Our Experience is The Difference

When you hire a law firm, you want to know that the attorneys have experience… and have been successful in service to clients. We have listed several transactions that are public record as examples of the many positive outcomes Ford Miler & Blake has achieved. We hope you will see these as representative of our experience, and the difference we deliver to our clients.

Reported Cases

IN RE: SUPERIOR CONSTRUCTION COMPANY, INC.,
Versus CHARLES BROCK, ROBERT BOWERS, et al.,

P. Campbell Ford and Mark R. Miller represented six plaintiffs in a maritime personal injury case that resulted in a $19.2 million award.

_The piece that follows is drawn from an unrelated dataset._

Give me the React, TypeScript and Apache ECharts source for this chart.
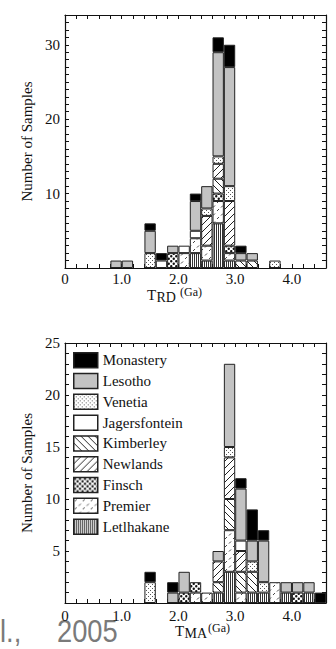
import React, { useEffect, useRef } from 'react';
import * as echarts from 'echarts';

// Histogram bins: 0.2 Ga wide, starting at 0.0 Ga (23 bins up to 4.6 Ga)
const BIN_WIDTH = 0.2;
const BIN_COUNT = 23;
const binLabels = Array.from({ length: BIN_COUNT }, (_, i) => (i * BIN_WIDTH).toFixed(1));

// Legend order (top to bottom)
const sites = ['Monastery', 'Lesotho', 'Venetia', 'Jagersfontein', 'Kimberley', 'Newlands', 'Finsch', 'Premier', 'Letlhakane'];
// Stacking order (bottom to top)
const stackOrder = ['Letlhakane', 'Premier', 'Finsch', 'Kimberley', 'Newlands', 'Jagersfontein', 'Venetia', 'Lesotho', 'Monastery'];

// T_RD model ages: samples per bin
const trdMonastery =    [0, 0, 0, 0, 0, 0, 0, 1, 1, 0, 0, 1, 0, 2, 3, 1, 0, 0, 0, 0, 0, 0, 0];
const trdLesotho =      [0, 0, 0, 0, 1, 1, 0, 3, 0, 1, 0, 4, 3, 14, 16, 1, 1, 0, 0, 0, 0, 0, 0];
const trdVenetia =      [0, 0, 0, 0, 0, 0, 0, 2, 0, 0, 0, 0, 1, 1, 2, 0, 0, 0, 1, 0, 0, 0, 0];
const trdJagersfontein = [0, 0, 0, 0, 0, 0, 0, 0, 1, 0, 1, 1, 0, 0, 0, 0, 0, 0, 0, 0, 0, 0, 0];
const trdKimberley =    [0, 0, 0, 0, 0, 0, 0, 0, 0, 0, 0, 0, 0, 2, 0, 1, 1, 0, 0, 0, 0, 0, 0];
const trdNewlands =     [0, 0, 0, 0, 0, 0, 0, 0, 0, 0, 0, 0, 4, 2, 6, 0, 0, 0, 0, 0, 0, 0, 0];
const trdFinsch =       [0, 0, 0, 0, 0, 0, 0, 0, 0, 2, 0, 0, 0, 1, 1, 0, 0, 0, 0, 0, 0, 0, 0];
const trdPremier =      [0, 0, 0, 0, 0, 0, 0, 0, 0, 0, 2, 2, 2, 3, 1, 0, 0, 0, 0, 0, 0, 0, 0];
const trdLetlhakane =   [0, 0, 0, 0, 0, 0, 0, 0, 0, 0, 0, 2, 1, 6, 1, 0, 0, 0, 0, 0, 0, 0, 0];

// T_MA model ages: samples per bin
const tmaMonastery =    [0, 0, 0, 0, 0, 0, 0, 1, 0, 1, 0, 0, 0, 0, 0, 1, 3, 1, 0, 0, 0, 0, 1];
const tmaLesotho =      [0, 0, 0, 0, 0, 0, 0, 0, 0, 1, 2, 0, 0, 1, 8, 5, 2, 4, 0, 1, 1, 1, 0];
const tmaVenetia =      [0, 0, 0, 0, 0, 0, 0, 2, 0, 0, 0, 0, 0, 0, 1, 0, 1, 1, 0, 0, 0, 0, 0];
const tmaJagersfontein = [0, 0, 0, 0, 0, 0, 0, 0, 0, 0, 0, 0, 0, 0, 0, 1, 0, 0, 0, 0, 0, 0, 0];
const tmaKimberley =    [0, 0, 0, 0, 0, 0, 0, 0, 0, 0, 0, 0, 0, 1, 3, 2, 2, 0, 0, 0, 0, 0, 0];
const tmaNewlands =     [0, 0, 0, 0, 0, 0, 0, 0, 0, 0, 0, 0, 0, 2, 4, 2, 0, 0, 0, 0, 0, 0, 0];
const tmaFinsch =       [0, 0, 0, 0, 0, 0, 0, 0, 0, 0, 1, 1, 0, 0, 0, 0, 0, 0, 0, 0, 1, 0, 0];
const tmaPremier =      [0, 0, 0, 0, 0, 0, 0, 0, 0, 0, 0, 1, 1, 0, 4, 1, 0, 0, 2, 0, 0, 0, 0];
const tmaLetlhakane =   [0, 0, 0, 0, 0, 0, 0, 0, 0, 0, 0, 0, 0, 1, 3, 0, 1, 1, 0, 1, 0, 1, 0];

const trdCounts: Record<string, number[]> = {
  Monastery: trdMonastery, Lesotho: trdLesotho, Venetia: trdVenetia, Jagersfontein: trdJagersfontein,
  Kimberley: trdKimberley, Newlands: trdNewlands, Finsch: trdFinsch, Premier: trdPremier, Letlhakane: trdLetlhakane,
};
const tmaCounts: Record<string, number[]> = {
  Monastery: tmaMonastery, Lesotho: tmaLesotho, Venetia: tmaVenetia, Jagersfontein: tmaJagersfontein,
  Kimberley: tmaKimberley, Newlands: tmaNewlands, Finsch: tmaFinsch, Premier: tmaPremier, Letlhakane: tmaLetlhakane,
};

const X_MAX = BIN_COUNT * BIN_WIDTH; // 4.6 Ga
const TRD_Y_MAX = 34;
const TMA_Y_MAX = 25;

const SERIF = '"Liberation Serif", "Times New Roman", serif';
const SANS = '"Liberation Sans", Arial, sans-serif';
const INK = '#111';

type Drawer = (ctx: CanvasRenderingContext2D, w: number, h: number) => void;

function makePattern(w: number, h: number, draw: Drawer) {
  const c = document.createElement('canvas');
  c.width = w;
  c.height = h;
  const ctx = c.getContext('2d')!;
  ctx.fillStyle = '#fff';
  ctx.fillRect(0, 0, w, h);
  draw(ctx, w, h);
  return { image: c, repeat: 'repeat', imageWidth: w, imageHeight: h };
}

function buildFills(): Record<string, any> {
  const diag = (dir: 1 | -1): Drawer => (ctx, w, h) => {
    ctx.strokeStyle = '#222';
    ctx.lineWidth = 1;
    for (let o = -w; o <= w; o += w) {
      ctx.beginPath();
      if (dir === 1) {
        ctx.moveTo(o, 0);
        ctx.lineTo(o + w, h);
      } else {
        ctx.moveTo(o, h);
        ctx.lineTo(o + w, 0);
      }
      ctx.stroke();
    }
  };
  return {
    Monastery: '#000',
    Lesotho: '#c3c3c3',
    Venetia: makePattern(4, 4, (ctx) => {
      ctx.fillStyle = '#555';
      ctx.fillRect(0, 0, 1, 1);
      ctx.fillRect(2, 2, 1, 1);
    }),
    Jagersfontein: '#fff',
    Kimberley: makePattern(7, 7, diag(1)),
    Newlands: makePattern(7, 7, diag(-1)),
    Finsch: makePattern(5, 5, (ctx) => {
      ctx.fillStyle = '#111';
      ctx.beginPath();
      ctx.arc(1.25, 1.25, 1.2, 0, Math.PI * 2);
      ctx.arc(3.75, 3.75, 1.2, 0, Math.PI * 2);
      ctx.fill();
      ctx.beginPath();
      ctx.arc(6.25, 1.25, 1.2, 0, Math.PI * 2);
      ctx.arc(-1.25, 3.75, 1.2, 0, Math.PI * 2);
      ctx.fill();
    }),
    Premier: makePattern(8, 8, (ctx) => {
      ctx.strokeStyle = '#333';
      ctx.lineWidth = 0.9;
      ctx.beginPath();
      ctx.moveTo(1, 3);
      ctx.lineTo(3, 1);
      ctx.moveTo(5, 7.5);
      ctx.lineTo(7, 5.5);
      ctx.stroke();
    }),
    Letlhakane: makePattern(2, 2, (ctx) => {
      ctx.fillStyle = '#333';
      ctx.fillRect(0, 0, 1, 2);
    }),
  };
}

const GRID_LEFT = 65;
const GRID_WIDTH = 261;
const grids = [
  { left: GRID_LEFT, top: 15, width: GRID_WIDTH, height: 253 },
  { left: GRID_LEFT, top: 343, width: GRID_WIDTH, height: 260 },
];

const axisLine = { show: true, onZero: false, lineStyle: { color: INK, width: 1.2 } };
const axisTick = { show: true, inside: true, length: 4, lineStyle: { color: INK, width: 1 } };

// Value axis that carries the Ga ticks and labels
function xAxisFor(gridIndex: number, position: 'top' | 'bottom', labelMargin: number) {
  return {
    type: 'value',
    gridIndex,
    position,
    min: 0,
    max: X_MAX,
    interval: BIN_WIDTH,
    axisLine,
    axisTick,
    splitLine: { show: false },
    axisLabel: {
      show: position === 'bottom',
      margin: labelMargin,
      fontFamily: SERIF,
      fontSize: 15,
      color: INK,
      formatter: (v: number) => {
        if (Math.abs(v - Math.round(v)) > 1e-6 || v > 4.01) return '';
        return Math.round(v) === 0 ? '0' : v.toFixed(1);
      },
    },
  };
}

// Hidden band axis: one band per 0.2 Ga bin, used by the stacked bars
function binAxisFor(gridIndex: number) {
  return {
    type: 'category',
    gridIndex,
    data: binLabels,
    boundaryGap: true,
    show: false,
  };
}

function yAxisFor(gridIndex: number, position: 'left' | 'right', max: number, labelStep: number) {
  return {
    type: 'value',
    gridIndex,
    position,
    min: 0,
    max,
    interval: 1,
    axisLine,
    axisTick,
    splitLine: { show: false },
    name: position === 'left' ? 'Number of Samples' : '',
    nameLocation: 'middle',
    nameGap: 30,
    nameTextStyle: { fontFamily: SERIF, fontSize: 15, color: INK },
    axisLabel: {
      show: position === 'left',
      margin: 5,
      fontFamily: SERIF,
      fontSize: 15,
      color: INK,
      formatter: (v: number) => (v > 0 && v % labelStep === 0 ? String(v) : ''),
    },
  };
}

function buildSeries(fills: Record<string, any>) {
  const out: any[] = [];
  [trdCounts, tmaCounts].forEach((counts, g) => {
    stackOrder.forEach((site) => {
      out.push({
        type: 'bar',
        name: site,
        xAxisIndex: g * 3 + 2,
        yAxisIndex: g * 2,
        stack: 'ages' + g,
        barWidth: '100%',
        data: counts[site].map((c) => (c > 0 ? c : '-')),
        itemStyle: { color: fills[site], borderColor: '#222', borderWidth: 1 },
        emphasis: { disabled: true },
      });
    });
  });
  return out;
}

function axisTitle(x: number, y: number, sub: string) {
  return [
    { type: 'text', left: x, top: y, style: { text: 'T', fontFamily: SERIF, fontSize: 15, fill: INK } },
    { type: 'text', left: x + 9.5, top: y + 3.5, style: { text: sub, fontFamily: SERIF, fontSize: 14, fill: INK } },
    { type: 'text', left: x + 33, top: y - 1, style: { text: '(Ga)', fontFamily: SERIF, fontSize: 12, fill: INK } },
  ];
}

const citeStyle = { fontFamily: SANS, fontSize: 31, lineHeight: 31, fill: '#7a7a7a' };

export default function App() {
  const ref = useRef<HTMLDivElement>(null);

  useEffect(() => {
    if (!ref.current) return;
    const chart = echarts.init(ref.current, undefined, { renderer: 'svg' });
    const fills = buildFills();
    chart.setOption({
      animation: false,
      backgroundColor: '#fff',
      grid: grids,
      xAxis: [
        xAxisFor(0, 'bottom', 3), xAxisFor(0, 'top', 3), binAxisFor(0),
        xAxisFor(1, 'bottom', 5), xAxisFor(1, 'top', 5), binAxisFor(1),
      ],
      yAxis: [
        yAxisFor(0, 'left', TRD_Y_MAX, 10),
        yAxisFor(0, 'right', TRD_Y_MAX, 10),
        yAxisFor(1, 'left', TMA_Y_MAX, 5),
        yAxisFor(1, 'right', TMA_Y_MAX, 5),
      ],
      legend: {
        data: sites,
        orient: 'vertical',
        left: 73,
        top: 352,
        padding: 0,
        itemWidth: 24,
        itemHeight: 15,
        itemGap: 4.3,
        icon: 'rect',
        selectedMode: false,
        itemStyle: { borderColor: '#222', borderWidth: 1.5 },
        textStyle: { fontFamily: SERIF, fontSize: 15, color: INK, lineHeight: 15 },
      },
      graphic: [
        ...axisTitle(147, 287, 'RD'),
        ...axisTitle(175, 623, 'MA'),
        { type: 'text', x: 0, y: 616, scaleX: 0.88, style: { ...citeStyle, text: 'l.,' } },
        { type: 'text', x: 57, y: 616, scaleX: 0.88, style: { ...citeStyle, text: '2005' } },
      ],
      series: buildSeries(fills),
    });
    return () => chart.dispose();
  }, []);

  return (
    <div
      ref={ref}
      style={{ position: 'fixed', left: 0, top: 0, width: 336, height: 649, background: '#fff' }}
    />
  );
}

D. and L.P., Prospective Adoptive Parents, Appellants
v. C.L.G. and A.R.L.

Mark R. Miller represented a prospective adoptive couple in their fight to adopt a relative. The birth parents prevailed and the case is now Florida case law establishing that if a birth mother and birth father marry after the child is born and placed with the adoptive parents, the Courts legitimize the marriage retroactive to the birth of the child.

After this case was decided, Florida adoption law was amended to establish the status of the parties at the time the consents/surrenders are signed to be the relevant time. It no longer matters what happens afterwards, the Court will now only look at the marital status of the parties at the time the child was surrendered.

TOMMY NEVITT, Appellant,
vs. NICOLE BONOMO and VINCE BONOMO, Appellees

Mark R. Miller represented the birth parents in implementing their adoption plan. The birth parents ultimately prevailed after the case was remanded back to the trial court, and they succeeded in their plan to make their child available for adoption.

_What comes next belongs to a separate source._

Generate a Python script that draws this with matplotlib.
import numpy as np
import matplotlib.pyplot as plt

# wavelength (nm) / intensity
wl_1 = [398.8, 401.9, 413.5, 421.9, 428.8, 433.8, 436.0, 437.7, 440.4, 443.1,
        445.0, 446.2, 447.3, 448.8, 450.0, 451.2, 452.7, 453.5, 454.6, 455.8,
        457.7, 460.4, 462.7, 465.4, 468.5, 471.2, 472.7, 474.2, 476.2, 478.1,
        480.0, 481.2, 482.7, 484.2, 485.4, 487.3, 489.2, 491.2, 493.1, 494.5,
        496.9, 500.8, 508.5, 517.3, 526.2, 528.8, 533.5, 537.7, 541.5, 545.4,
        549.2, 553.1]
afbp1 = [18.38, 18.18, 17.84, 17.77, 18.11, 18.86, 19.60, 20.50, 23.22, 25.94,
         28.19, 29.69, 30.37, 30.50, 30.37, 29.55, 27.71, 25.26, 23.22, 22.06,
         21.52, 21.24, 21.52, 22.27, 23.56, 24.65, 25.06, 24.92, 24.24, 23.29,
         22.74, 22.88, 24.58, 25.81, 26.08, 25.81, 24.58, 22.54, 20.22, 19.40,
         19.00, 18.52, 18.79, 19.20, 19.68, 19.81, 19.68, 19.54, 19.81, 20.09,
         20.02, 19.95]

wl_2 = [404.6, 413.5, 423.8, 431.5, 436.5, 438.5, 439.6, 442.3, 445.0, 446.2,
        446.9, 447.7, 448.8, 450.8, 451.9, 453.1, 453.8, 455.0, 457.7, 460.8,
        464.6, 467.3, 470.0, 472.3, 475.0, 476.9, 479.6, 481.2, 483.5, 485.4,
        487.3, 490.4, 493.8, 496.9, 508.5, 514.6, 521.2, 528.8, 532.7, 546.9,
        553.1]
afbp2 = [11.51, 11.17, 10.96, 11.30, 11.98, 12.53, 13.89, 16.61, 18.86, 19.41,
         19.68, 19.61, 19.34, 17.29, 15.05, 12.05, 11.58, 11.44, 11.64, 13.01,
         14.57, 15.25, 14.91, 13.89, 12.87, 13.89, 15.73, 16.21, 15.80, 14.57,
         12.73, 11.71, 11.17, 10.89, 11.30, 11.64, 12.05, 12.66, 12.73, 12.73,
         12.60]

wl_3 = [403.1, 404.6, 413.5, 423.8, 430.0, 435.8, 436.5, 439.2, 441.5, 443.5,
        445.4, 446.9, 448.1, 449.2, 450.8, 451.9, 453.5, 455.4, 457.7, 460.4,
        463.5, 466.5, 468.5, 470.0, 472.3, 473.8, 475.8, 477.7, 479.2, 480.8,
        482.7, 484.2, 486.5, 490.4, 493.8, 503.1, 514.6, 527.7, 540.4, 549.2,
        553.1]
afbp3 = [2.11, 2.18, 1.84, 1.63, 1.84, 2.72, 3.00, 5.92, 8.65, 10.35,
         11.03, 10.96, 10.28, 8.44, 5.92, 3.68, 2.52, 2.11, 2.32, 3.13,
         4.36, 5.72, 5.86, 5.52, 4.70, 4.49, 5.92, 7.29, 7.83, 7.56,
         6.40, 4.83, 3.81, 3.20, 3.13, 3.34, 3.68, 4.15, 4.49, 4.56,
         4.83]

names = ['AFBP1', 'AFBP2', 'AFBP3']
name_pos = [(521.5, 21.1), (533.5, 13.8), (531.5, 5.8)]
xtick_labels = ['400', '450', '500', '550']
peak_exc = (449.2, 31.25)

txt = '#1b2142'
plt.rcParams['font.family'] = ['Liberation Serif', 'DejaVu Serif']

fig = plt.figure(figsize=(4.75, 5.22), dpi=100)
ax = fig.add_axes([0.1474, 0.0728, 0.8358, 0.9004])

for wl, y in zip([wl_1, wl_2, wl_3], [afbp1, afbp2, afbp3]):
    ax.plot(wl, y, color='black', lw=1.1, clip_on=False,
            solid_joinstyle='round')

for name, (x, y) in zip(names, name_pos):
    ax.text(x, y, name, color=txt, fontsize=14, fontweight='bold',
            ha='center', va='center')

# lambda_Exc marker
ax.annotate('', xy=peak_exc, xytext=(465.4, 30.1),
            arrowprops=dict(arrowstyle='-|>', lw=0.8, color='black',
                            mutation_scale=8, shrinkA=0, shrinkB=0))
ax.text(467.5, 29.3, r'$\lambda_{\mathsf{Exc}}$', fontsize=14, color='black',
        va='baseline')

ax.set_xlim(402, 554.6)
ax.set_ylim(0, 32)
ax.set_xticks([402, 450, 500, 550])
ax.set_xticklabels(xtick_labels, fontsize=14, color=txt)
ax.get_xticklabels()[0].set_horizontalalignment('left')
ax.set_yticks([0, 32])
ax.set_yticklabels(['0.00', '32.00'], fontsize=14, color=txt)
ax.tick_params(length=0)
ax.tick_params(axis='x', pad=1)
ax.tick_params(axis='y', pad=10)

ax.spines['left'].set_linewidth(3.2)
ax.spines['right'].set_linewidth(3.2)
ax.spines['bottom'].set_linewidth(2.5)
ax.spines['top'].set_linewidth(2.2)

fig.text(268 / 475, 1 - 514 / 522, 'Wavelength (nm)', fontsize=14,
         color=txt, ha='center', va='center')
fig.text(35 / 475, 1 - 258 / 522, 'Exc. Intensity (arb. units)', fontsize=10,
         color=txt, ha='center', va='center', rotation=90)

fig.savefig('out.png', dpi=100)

W.R. Townsend Contracting., Inc. v. Jensen Civil Construction, Inc.
728 So. 2d 297 (Fla. 1st DCA 1999)

Ford, Miller & Blake (then known as P. Campbell Ford & Assoc., P.A.) represented the plaintiff, W.R. Townsend Contracting, Inc.(“Townsend”) in a lawsuit over a handshake deal between W.R. Townsend and Steve Jensen of Jensen Civil Construction, Inc., (“Jensen”) for millions of dollars of dirt for the State Road 9A project in Jacksonville, Florida. Jensen convinced the trial court that this was a case where a subcontractor, Townsend, merely provided a price to a contractor, Jensen, hoping to get the work. The trial court dismissed all counts of the complaint. The appellate court reversed determining that Townsend had not merely provided a price to Jensen, but rather that by virtue of some shrewd dealing with the local landowners Townsend had provided a dirt price that was key to winning the bid. In fact, the two contractors who had Townsend’s dirt price were less than $2,000 apart on a $21 million-dollar bid and far below everyone else. Jensen knew that it needed Townsend’s price to win and Townsend gave its price to Jensen on the condition that if Jensen won it would use Townsend as a subcontractor on the job. In the circumstances alleged, there was no Florida law on point. However, Ford, Miller & Blake found cases from Arizona and California that stood for the proposition that you could have a pre-bid oral contract between a contractor and a subcontractor so long as long as none of the essential terms remained open. In the almost 15 years of its existence in Florida law, the Townsend v. Jensen case has been cited over 85 times in legal opinions, including 3 times by the Florida Supreme Court. Additionally, it has been cited over 150 times by law reviews and treatises. It is generally cited as the standard for alleging various types of claims in a complaint.